Une source, un arbre géant, une pierre mystérieuse ou un événement extraordinaire à un endroit donné, peuvent être à l'origine d'une telle expérience. Il arrive bien vite que l'homme confonde l'endroit où il a expérimenté le divin avec le divin lui‑même.

 

Il croit à une présence spéciale du divin en cet endroit, et il lui semble que cette présence divine, il ne pourrait pas la trouver ailleurs de la même manière; ce lieu devient lieu sacré, habitacle du divin.

 

Comme l'expérience du sacré ne se produit pas seulement en un seul endroit mais aussi ailleurs, et comme on la croit chaque fois limitée à tel endroit, il en résulte un foisonnement de divinités locales, qui deviennent les divinités particulières de ces endroits.

 

Ne faut‑il pas voir comme un écho de ces tendances dans le christianisme, quand des chrétiens peu éclairés, se représentent les Madones de Lourdes, de Fatima ou d'Altotting comme des personnes différentes!

 

 Mais revenons à notre sujet.

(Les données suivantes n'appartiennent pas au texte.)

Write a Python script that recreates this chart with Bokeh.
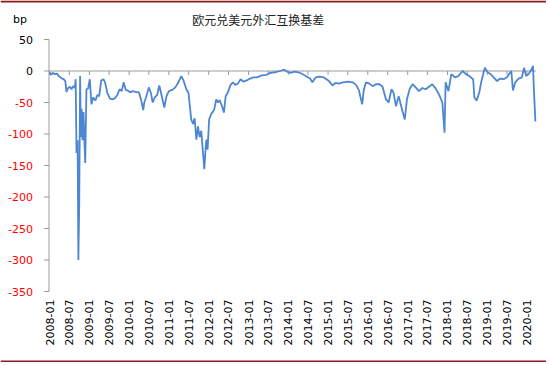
import calendar
from datetime import datetime
from math import pi

from bokeh.plotting import figure
from bokeh.models import ColumnDataSource, Range1d, BoxAnnotation
from bokeh.core.properties import value
from bokeh.embed import file_html
from bokeh.resources import INLINE

# ---------------- data ----------------
title_text = "欧元兑美元外汇互换基差"
unit_text = "bp"

dates = [
    "2008-01-02", "2008-01-15", "2008-02-01", "2008-02-20", "2008-03-10", "2008-03-25",
    "2008-04-10", "2008-04-25", "2008-05-10", "2008-05-25", "2008-06-05", "2008-06-20",
    "2008-07-05", "2008-07-20", "2008-08-05", "2008-08-20", "2008-08-28", "2008-09-05",
    "2008-09-15", "2008-09-22", "2008-09-30", "2008-10-08", "2008-10-15", "2008-10-22",
    "2008-10-30", "2008-11-08", "2008-11-18", "2008-11-24", "2008-12-05", "2008-12-20",
    "2009-01-05", "2009-01-20", "2009-02-05", "2009-02-25", "2009-03-15", "2009-04-01",
    "2009-04-20", "2009-05-10", "2009-05-25", "2009-06-15", "2009-07-10", "2009-08-01",
    "2009-08-25", "2009-09-15", "2009-10-05", "2009-10-25", "2009-11-12", "2009-12-01",
    "2009-12-20", "2010-01-10", "2010-02-01", "2010-03-01", "2010-04-01", "2010-04-20",
    "2010-05-10", "2010-05-20", "2010-06-05", "2010-07-01", "2010-07-20", "2010-08-05",
    "2010-08-25", "2010-09-15", "2010-10-05", "2010-10-25", "2010-11-20", "2010-12-10",
    "2011-01-01", "2011-02-01", "2011-03-01", "2011-04-01", "2011-04-25", "2011-05-15",
    "2011-06-10", "2011-06-30", "2011-07-25", "2011-08-10", "2011-08-25", "2011-09-10",
    "2011-09-25", "2011-10-10", "2011-10-25", "2011-11-10", "2011-11-22", "2011-12-05",
    "2011-12-12", "2011-12-22", "2012-01-05", "2012-01-25", "2012-02-20", "2012-03-10",
    "2012-03-25", "2012-04-10", "2012-05-01", "2012-05-20", "2012-06-05", "2012-06-25",
    "2012-07-20", "2012-08-10", "2012-09-01", "2012-09-25", "2012-10-20", "2012-11-15",
    "2012-12-15", "2013-01-15", "2013-02-15", "2013-03-20", "2013-05-01", "2013-06-15",
    "2013-07-20", "2013-09-01", "2013-10-15", "2013-11-25", "2013-12-20", "2014-01-20",
    "2014-03-01", "2014-04-01", "2014-05-01", "2014-06-10", "2014-07-20", "2014-08-10",
    "2014-09-10", "2014-10-15", "2014-11-20", "2015-01-10", "2015-02-10", "2015-03-10",
    "2015-04-10", "2015-05-15", "2015-07-01", "2015-08-15", "2015-09-15", "2015-10-10",
    "2015-11-10", "2015-11-25", "2015-12-15", "2016-01-15", "2016-02-15", "2016-03-15",
    "2016-04-15", "2016-05-15", "2016-06-15", "2016-07-10", "2016-08-05", "2016-08-25",
    "2016-09-15", "2016-10-10", "2016-11-10", "2016-12-05", "2016-12-25", "2017-01-20",
    "2017-02-15", "2017-03-15", "2017-04-15", "2017-05-15", "2017-06-15", "2017-07-15",
    "2017-08-15", "2017-09-15", "2017-10-15", "2017-11-15", "2017-12-05", "2017-12-15",
    "2018-01-10", "2018-02-05", "2018-03-10", "2018-04-10", "2018-05-20", "2018-06-20",
    "2018-07-20", "2018-08-25", "2018-09-05", "2018-09-25", "2018-10-20", "2018-11-10",
    "2018-12-10", "2019-01-05", "2019-02-01", "2019-03-01", "2019-04-01", "2019-05-01",
    "2019-06-01", "2019-07-01", "2019-08-10", "2019-08-25", "2019-09-15", "2019-10-15",
    "2019-11-15", "2019-12-05", "2019-12-25", "2020-01-15", "2020-02-10", "2020-02-25",
    "2020-03-05", "2020-03-18",
]

basis_bp = [
    -2, -6, -3, -5, -4, -8,
    -10, -12, -13, -16, -33, -27,
    -25, -29, -24, -27, -13, -130,
    -110, -300, -209, -8, -105, -60,
    -110, -65, -120, -146, -29, -28,
    -13, -53, -42, -47, -38, -40,
    -15, -13, -18, -35, -44, -45,
    -43, -38, -29, -32, -18, -30,
    -31, -34, -32, -33, -34, -45,
    -62, -50, -42, -26, -35, -50,
    -42, -38, -23, -38, -58, -40,
    -32, -30, -26, -17, -8, -15,
    -29, -35, -77, -84, -75, -109,
    -88, -105, -95, -130, -156, -120,
    -109, -125, -77, -68, -62, -45,
    -50, -46, -55, -66, -40, -34,
    -22, -18, -22, -20, -13, -17,
    -15, -12, -10, -10, -7, -6,
    -3, -2, 0, 2, -1, -3,
    -1, -2, -4, -8, -12, -18,
    -10, -9, -10, -16, -23, -19,
    -20, -18, -17, -18, -22, -30,
    -53, -30, -18, -20, -24, -21,
    -21, -25, -45, -50, -29, -35,
    -56, -40, -61, -77, -45, -28,
    -21, -26, -32, -27, -29, -25,
    -21, -28, -37, -50, -98, -18,
    -32, -5, -10, -8, 0, -5,
    -8, -13, -42, -47, -34, -15,
    5, -2, -5, -10, -16, -12,
    -13, -10, 0, -31, -18, -12,
    -10, 5, -8, -5, 2, 8,
    -32, -80,
]

x_tick_labels = [
    "2008-01", "2008-07", "2009-01", "2009-07", "2010-01", "2010-07", "2011-01",
    "2011-07", "2012-01", "2012-07", "2013-01", "2013-07", "2014-01", "2014-07",
    "2015-01", "2015-07", "2016-01", "2016-07", "2017-01", "2017-07", "2018-01",
    "2018-07", "2019-01", "2019-07", "2020-01",
]
y_ticks = [50, 0, -50, -100, -150, -200, -250, -300, -350]
y_axis_min, y_axis_max = -350, 50
x_axis_end_date = "2020-03-22"
title_anchor_date = "2013-04-01"


def to_ms(s, fmt="%Y-%m-%d"):
    d = datetime.strptime(s, fmt)
    return calendar.timegm(d.timetuple()) * 1000.0


x_ms = [to_ms(d) for d in dates]
tick_ms = [to_ms(t, "%Y-%m") for t in x_tick_labels]

# ---------------- layout (page pixels) ----------------
W, H = 546, 362                 # canvas size
OX, OY = 0.5, 1.0               # where the canvas sits on the page
FIRST_TICK_PX, LAST_TICK_PX = 49.5, 527.0
AXIS_TOP_PX, AXIS_BOTTOM_PX = 40.0, 292.0

ms_per_px = (tick_ms[-1] - tick_ms[0]) / (LAST_TICK_PX - FIRST_TICK_PX)
bp_per_px = (y_axis_max - y_axis_min) / (AXIS_BOTTOM_PX - AXIS_TOP_PX)

x0 = tick_ms[0] - (FIRST_TICK_PX - OX) * ms_per_px
x1 = x0 + W * ms_per_px
y1 = y_axis_max + (AXIS_TOP_PX - OY) * bp_per_px
y0 = y1 - H * bp_per_px

x_axis_pos = tick_ms[0] - 0.5 * ms_per_px
x_axis_end = to_ms(x_axis_end_date)

AXIS_GRAY = "#9a9a9a"
LINE_BLUE = "#4d86d2"
DARK_RED = "#8b1a1a"
FONT = "DejaVu Sans"

p = figure(width=W, height=H, x_range=Range1d(x0, x1), y_range=Range1d(y0, y1),
           output_backend="svg", toolbar_location=None,
           min_border=0, min_border_left=0, min_border_right=0,
           min_border_top=0, min_border_bottom=0)
p.axis.visible = False
p.grid.visible = False
p.outline_line_color = None
p.background_fill_color = "white"
p.border_fill_color = "white"

# ---- value axis ----
p.segment(x0=x_axis_pos, x1=x_axis_pos, y0=y_axis_min, y1=y_axis_max,
          line_color=AXIS_GRAY, line_width=1)
ysrc = ColumnDataSource(dict(
    y=y_ticks,
    label=[str(v) for v in y_ticks],
    color=["black" if v >= 0 else "#ff0000" for v in y_ticks],
))
p.segment(x0=x_axis_pos - 5 * ms_per_px, x1=x_axis_pos, y0="y", y1="y",
          source=ysrc, line_color=AXIS_GRAY, line_width=1)
p.text(x=x_axis_pos, y="y", text="label", source=ysrc, x_offset=-16,
       text_align="right", text_baseline="middle", text_color="color",
       text_font=value(FONT), text_font_size="11px")

# ---- category axis (crosses at 0) ----
p.segment(x0=x_axis_pos, x1=x_axis_end, y0=0, y1=0,
          line_color=AXIS_GRAY, line_width=1)
xsrc = ColumnDataSource(dict(x=tick_ms, label=x_tick_labels))
p.segment(x0="x", x1="x", y0=0, y1=-4 * bp_per_px, source=xsrc,
          line_color=AXIS_GRAY, line_width=1)
p.text(x="x", y=y_axis_min, text="label", source=xsrc, y_offset=8,
       angle=pi / 2, text_align="right", text_baseline="middle",
       text_color="black", text_font=value(FONT), text_font_size="11px")

# ---- series ----
src = ColumnDataSource(dict(x=x_ms, y=basis_bp))
p.line("x", "y", source=src, line_color=LINE_BLUE, line_width=1.8)

# ---- title and unit ----
p.text(x=[to_ms(title_anchor_date)], y=[y_axis_max], text=[title_text], y_offset=-20,
       text_align="center", text_baseline="middle", text_color="#222222",
       text_font=value("Noto Sans CJK SC"), text_font_size="12px")
p.text(x=[x_axis_pos], y=[y_axis_max], text=[unit_text], x_offset=-36, y_offset=-20,
       text_align="left", text_baseline="middle", text_color="black",
       text_font=value(FONT), text_font_size="11px")

# ---- dark red rules at top and bottom ----
p.add_layout(BoxAnnotation(left=0, right=W, bottom=H - 2, top=H,
                           left_units="screen", right_units="screen",
                           bottom_units="screen", top_units="screen",
                           fill_color=DARK_RED, fill_alpha=1, line_color=None))
p.add_layout(BoxAnnotation(left=0, right=W, bottom=0, top=2,
                           left_units="screen", right_units="screen",
                           bottom_units="screen", top_units="screen",
                           fill_color=DARK_RED, fill_alpha=1, line_color=None))

open("out.html", "w").write(file_html(p, INLINE))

En face de cette tendance païenne au numem locale, au dieu déterminé par un lieu, le Dieu des pères exprime une option radicalement différente. Il n'est pas le Dieu d'un endroit mais le Dieu des hommes : le Dieu d'Abraham, d'Isaac, de Jacob.

 

Pour cette raison même, il n'est pas lié à un endroit, il est présent et actif partout où se trouve l'homme. De cette façon on arrive à une conception toute différente de Dieu. On le voit sur le plan du Moi et du Toi, non plus sur le plan local.

 

Il passe dans la transcendance de l'infini, devient omni-présent, non lié à un lieu donné; sa puissance ne connaît pas de bornes. Il n'est pas quelque part, on le rencontre partout où se trouve l'homme et où l'homme s'ouvre à sa rencontre.